= EXERCISE REQUIREMENTS =
Please work out how many lines in the material contain "with" and give only that figure.

* Begin STORED ROWS *

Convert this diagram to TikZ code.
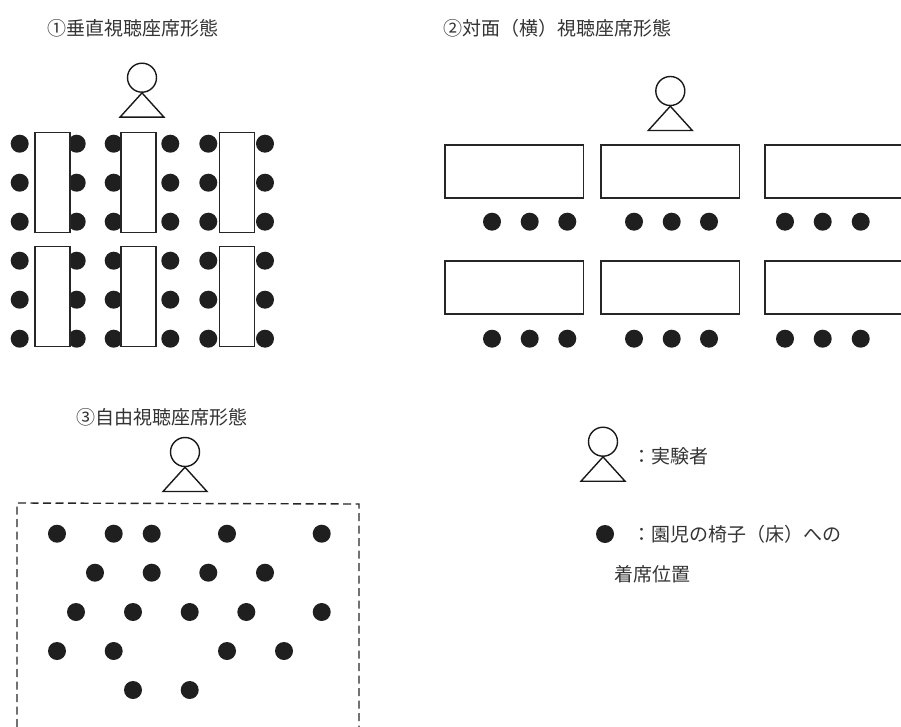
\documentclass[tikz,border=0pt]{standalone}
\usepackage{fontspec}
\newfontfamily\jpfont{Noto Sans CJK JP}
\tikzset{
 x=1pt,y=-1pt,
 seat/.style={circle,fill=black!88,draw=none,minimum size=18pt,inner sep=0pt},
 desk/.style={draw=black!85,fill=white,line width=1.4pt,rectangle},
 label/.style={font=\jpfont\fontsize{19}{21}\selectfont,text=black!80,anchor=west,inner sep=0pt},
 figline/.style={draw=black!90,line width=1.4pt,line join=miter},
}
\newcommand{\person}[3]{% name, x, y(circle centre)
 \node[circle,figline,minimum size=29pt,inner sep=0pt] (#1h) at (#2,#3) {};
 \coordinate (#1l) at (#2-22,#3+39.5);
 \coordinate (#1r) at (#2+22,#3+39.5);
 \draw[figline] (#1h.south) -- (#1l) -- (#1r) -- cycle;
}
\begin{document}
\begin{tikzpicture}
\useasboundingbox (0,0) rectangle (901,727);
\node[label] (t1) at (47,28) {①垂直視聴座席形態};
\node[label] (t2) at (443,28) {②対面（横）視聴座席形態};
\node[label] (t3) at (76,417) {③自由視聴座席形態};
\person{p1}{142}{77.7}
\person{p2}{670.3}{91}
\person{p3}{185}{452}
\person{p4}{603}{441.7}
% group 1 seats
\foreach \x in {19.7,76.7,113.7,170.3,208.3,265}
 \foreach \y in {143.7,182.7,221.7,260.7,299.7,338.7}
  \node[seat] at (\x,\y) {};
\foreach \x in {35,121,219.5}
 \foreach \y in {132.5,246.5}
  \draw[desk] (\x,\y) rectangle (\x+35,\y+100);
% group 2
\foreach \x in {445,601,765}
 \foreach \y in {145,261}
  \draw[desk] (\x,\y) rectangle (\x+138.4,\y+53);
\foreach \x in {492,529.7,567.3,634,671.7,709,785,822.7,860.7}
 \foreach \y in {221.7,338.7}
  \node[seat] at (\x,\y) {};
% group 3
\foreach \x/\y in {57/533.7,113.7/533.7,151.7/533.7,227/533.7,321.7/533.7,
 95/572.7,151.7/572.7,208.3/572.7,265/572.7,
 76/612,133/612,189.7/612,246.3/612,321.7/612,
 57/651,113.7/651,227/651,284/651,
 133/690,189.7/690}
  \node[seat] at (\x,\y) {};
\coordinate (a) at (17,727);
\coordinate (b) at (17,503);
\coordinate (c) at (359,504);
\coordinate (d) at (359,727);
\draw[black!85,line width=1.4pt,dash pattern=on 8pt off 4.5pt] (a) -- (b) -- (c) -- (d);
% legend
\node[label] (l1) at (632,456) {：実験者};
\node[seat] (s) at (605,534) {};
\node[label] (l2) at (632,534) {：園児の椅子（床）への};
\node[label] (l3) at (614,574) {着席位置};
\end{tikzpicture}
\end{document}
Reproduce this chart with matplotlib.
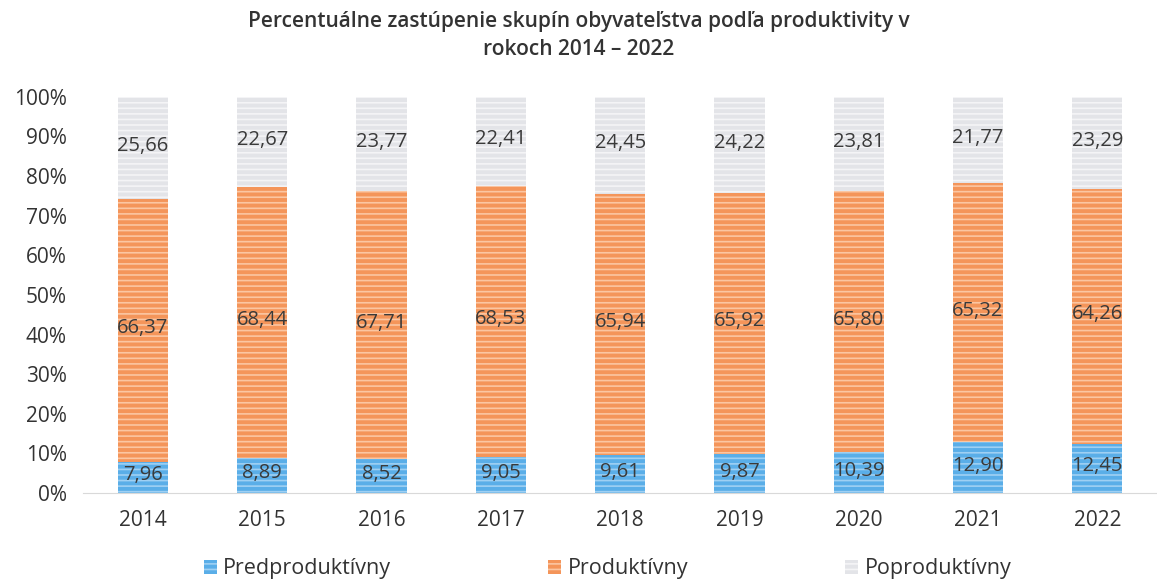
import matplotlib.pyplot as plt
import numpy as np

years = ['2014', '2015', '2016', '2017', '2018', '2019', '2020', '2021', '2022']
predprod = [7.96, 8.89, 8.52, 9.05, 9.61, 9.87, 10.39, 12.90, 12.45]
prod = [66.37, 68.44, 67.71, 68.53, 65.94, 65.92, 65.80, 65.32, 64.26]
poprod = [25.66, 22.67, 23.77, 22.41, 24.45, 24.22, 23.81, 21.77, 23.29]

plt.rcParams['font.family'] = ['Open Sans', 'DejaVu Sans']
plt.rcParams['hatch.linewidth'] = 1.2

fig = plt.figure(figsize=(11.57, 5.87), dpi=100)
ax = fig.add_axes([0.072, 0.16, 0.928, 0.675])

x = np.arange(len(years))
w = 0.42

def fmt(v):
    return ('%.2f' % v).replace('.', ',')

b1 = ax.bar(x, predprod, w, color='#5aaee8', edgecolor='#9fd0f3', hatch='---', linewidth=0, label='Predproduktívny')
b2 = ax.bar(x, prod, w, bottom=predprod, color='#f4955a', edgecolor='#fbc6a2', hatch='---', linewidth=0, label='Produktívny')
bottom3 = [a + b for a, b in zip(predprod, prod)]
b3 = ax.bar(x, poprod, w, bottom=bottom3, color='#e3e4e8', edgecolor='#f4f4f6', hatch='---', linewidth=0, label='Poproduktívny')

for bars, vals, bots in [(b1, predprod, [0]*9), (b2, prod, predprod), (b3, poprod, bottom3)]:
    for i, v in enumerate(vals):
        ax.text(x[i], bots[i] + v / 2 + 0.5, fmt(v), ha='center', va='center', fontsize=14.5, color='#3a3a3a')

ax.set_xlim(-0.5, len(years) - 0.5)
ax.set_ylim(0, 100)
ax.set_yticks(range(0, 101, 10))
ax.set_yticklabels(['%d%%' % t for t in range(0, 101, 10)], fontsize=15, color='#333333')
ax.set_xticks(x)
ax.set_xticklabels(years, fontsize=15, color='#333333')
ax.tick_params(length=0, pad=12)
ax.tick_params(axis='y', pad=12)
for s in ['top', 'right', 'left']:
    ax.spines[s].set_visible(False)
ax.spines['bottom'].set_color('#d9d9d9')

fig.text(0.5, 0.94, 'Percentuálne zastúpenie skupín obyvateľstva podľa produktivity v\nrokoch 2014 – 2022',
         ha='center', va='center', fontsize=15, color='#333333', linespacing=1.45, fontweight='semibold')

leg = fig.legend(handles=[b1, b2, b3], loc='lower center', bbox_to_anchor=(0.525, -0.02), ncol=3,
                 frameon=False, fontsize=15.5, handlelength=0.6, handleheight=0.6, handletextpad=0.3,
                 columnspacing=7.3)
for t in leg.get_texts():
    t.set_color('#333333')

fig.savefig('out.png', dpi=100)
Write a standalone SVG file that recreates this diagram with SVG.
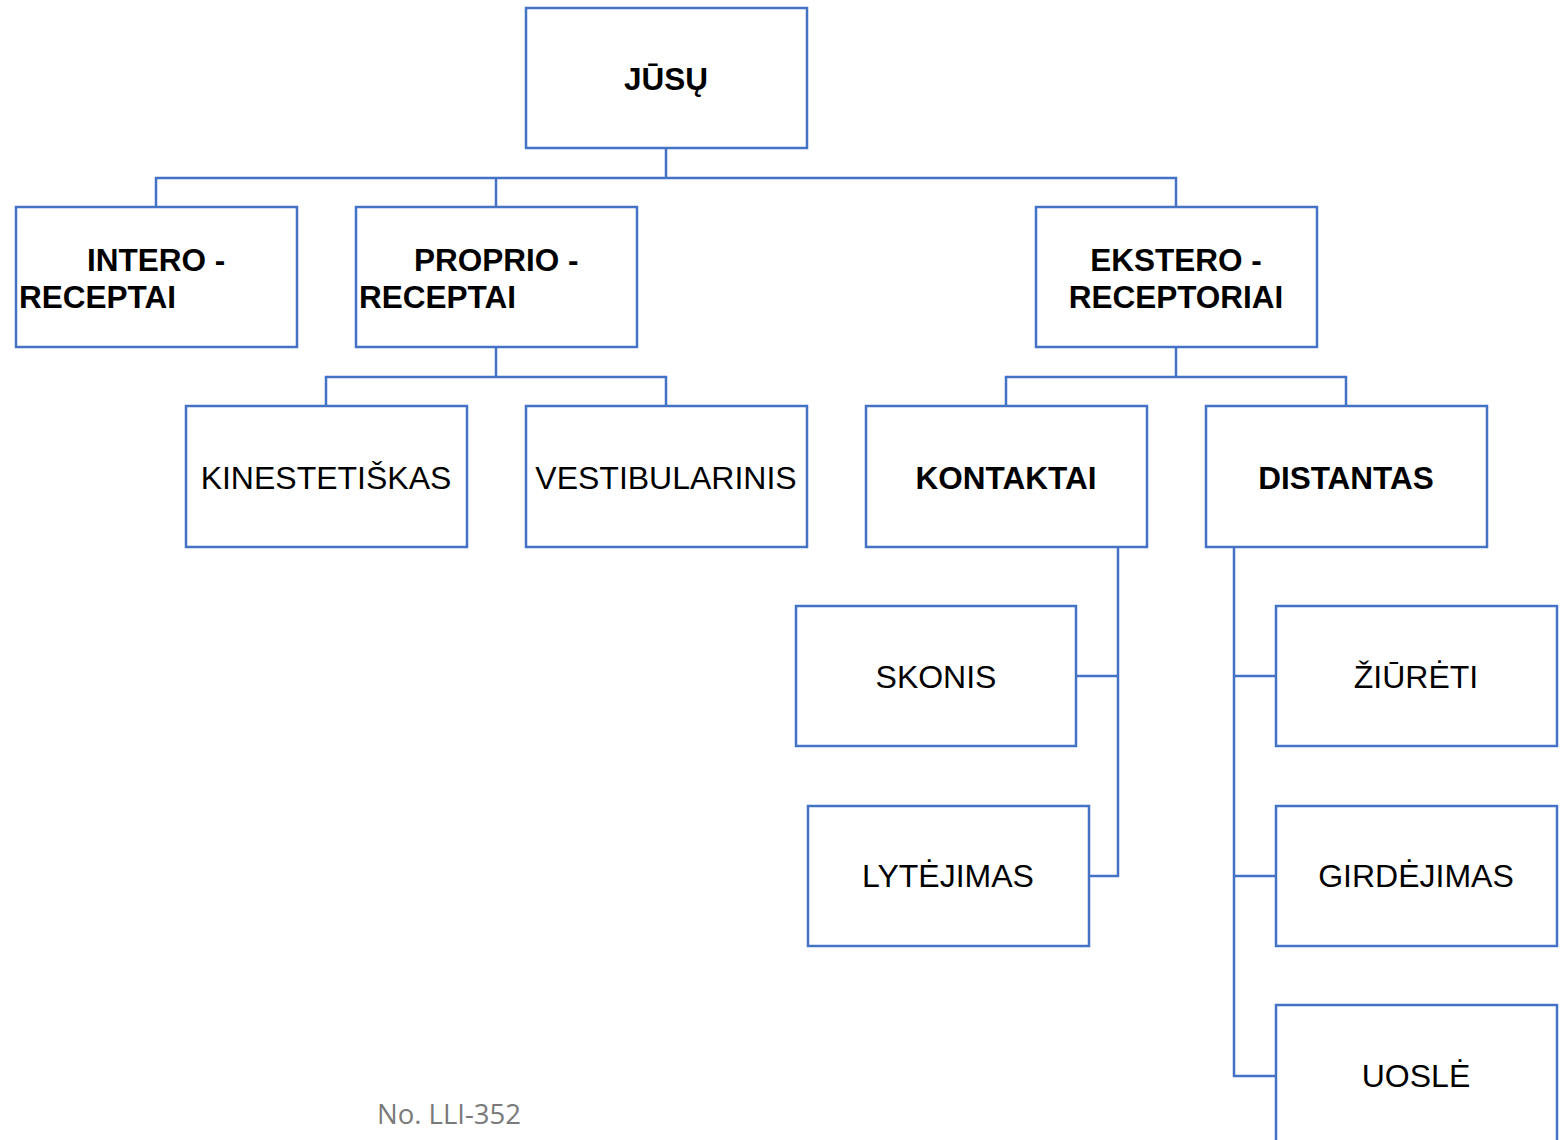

* End STORED ROWS *

= REPLY TO THE TASK =
2